I wrestle a lot with the eternal question of how best to stay informed without getting bogged down by the world’s goings-on or the way they’re presented. It strikes me after reading this essay that an even better question might be how best to contribute toward building a world you want to live in. Yes. This is at least more proactive, which could be a cure for one of my biggest pet peeves that also happens to be a trap I fall into myself occasionally: circular complaining.
The cycle goes like this: something isn’t as I would like it to be, I get irritated or frustrated about it, I complain to a safe audience, I try to do something about it, either that effort isn’t enough or the issue is much bigger than just me, I get irritated or frustrated, I complain some more. This can go on for quite some time—a lifetime, even, if you approach challenges the same way regardless of what shape they take. It happens. We’re all human.
But, yeah. How to step off of the cycle once you sense you’re on it? If you’re in tech, the answer is simple: build something. In spirit, I’m what we like to call “aligned” with this take in the biz. In practice, or I should say the way I see it practiced, this behavior often plays out as problematic or outright bad for society. We know this. It looks like hating on social media platforms and building your own platform that becomes the same thing. It looks like worry over the safety approach at your AI company turning into endless new AI companies that also have to confront safety in the context of an industry that prioritizes growth at speed. It looks like building an app to help you connect with people in person, because you’re lonely after years of neglecting your relationships to focus on working in tech. It is, perhaps despite the best intentions, an unpleasant cycle of its own.
Listen, I’m certainly getting my ass in gear to engage ever-more meaningfully in the AI-first shift that threatens all of us knowledge workers. I’m getting better at Python, I’m sharpening my vibe prototyping and coding skills, I’m even futzing with the new capabilities of agentic (!) AI tools like OpenClaw. But I do this in the context of ideas that excite me, not simply to be in the mix of some frenetic, frivolous race to the bottom. This isn’t a subtle swipe at AI—I’m genuinely fascinated by its explosion and want to continue working on it. It’s a less-than-subtle swipe at techno-utopianism, which has powered much of that explosion. The idea that technological advancement will solve all of our problems isn’t just ignorant, it’s false. People don’t need more software. They need to be more human.

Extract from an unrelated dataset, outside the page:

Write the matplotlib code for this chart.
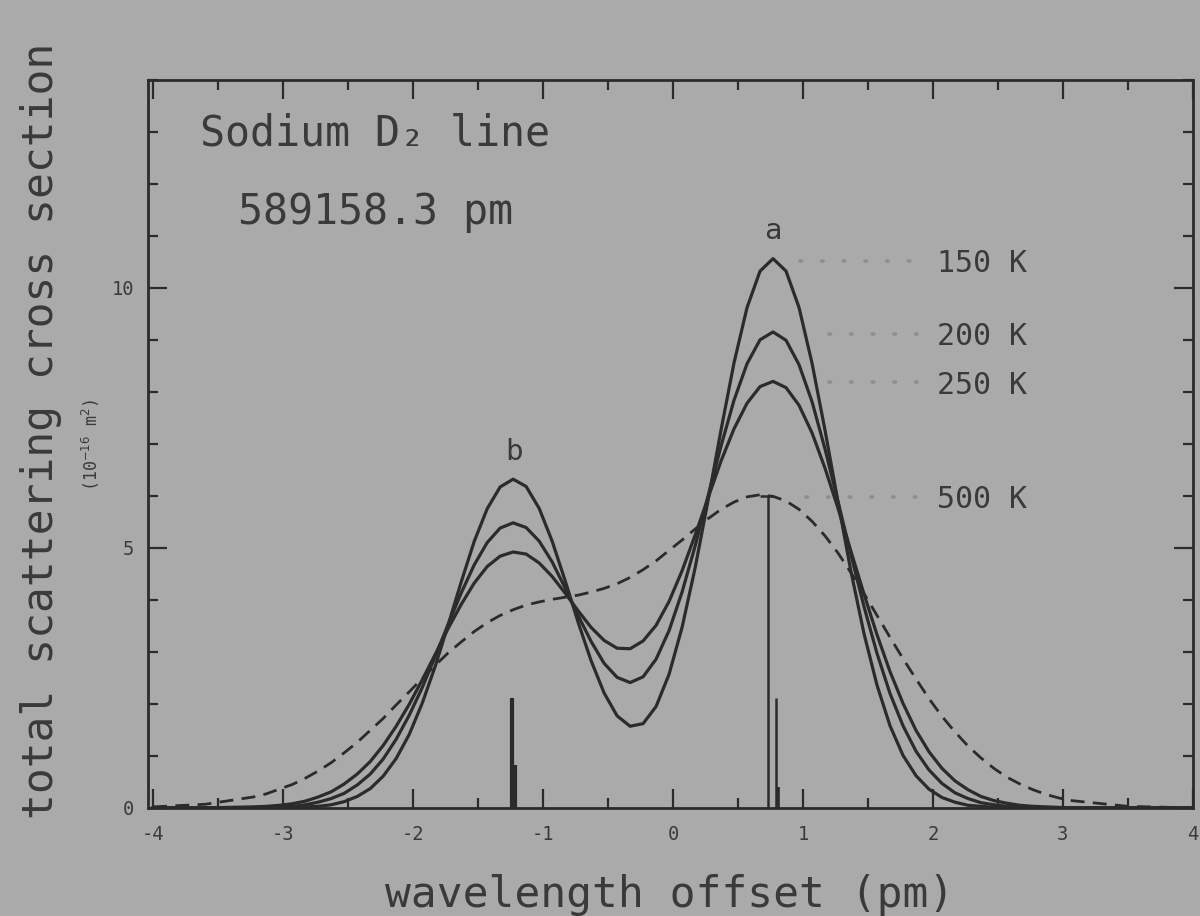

This would be the perfect time to segue into pitching my startup idea, whether seriously or as a joke. But don’t worry, I don’t have a startup and this isn’t a shitpost. It is, earnestly, a plea to go a little further than the call to touch grass. To become more human, whether you like technology or not, you need to recognize that the only way to connect, to feel connected, and to live and breath and experience life as a human is to…nurture that which makes you human. Go for a walk. Meet someone for coffee. Stand in line for something you want to do. Embrace boredom and awkwardness and things not fitting together. Make stuff. Feel good. Feel bad. Let feelings pass. Work hard. Challenge your mind. Challenge your body. Grow!
And if you come away with only one thing from this 1,000-word essay that you read online, let it be this: no one knows exactly what will save us, but it’s definitely not more software.




Plant a tree that hopefully your grandchildren will see and enjoy the process doing that ..
Another great post, Victor! There’s a lot of insight here (as usual), but this line particularly resonated:
“People don’t need more software. They need to be more human.”
It echoes Einstein’s idea that we can’t solve problems at the same level of thinking that created them. (Or maybe Einstein’s idea pre-echos Beigelman’s.)
We keep reaching for better and more tools, smarter whatevers and shinier toys — as if the “answer” is right around the next corner. The unfortunate irony is that that itself is quintessentially human.
People don’t need more of anything (except trees).
“Less software, more human” sounds good to me.
PS: Maybe one of the few technologies we truly need more of is an ancient one: writing. Yours in particular. Keep going!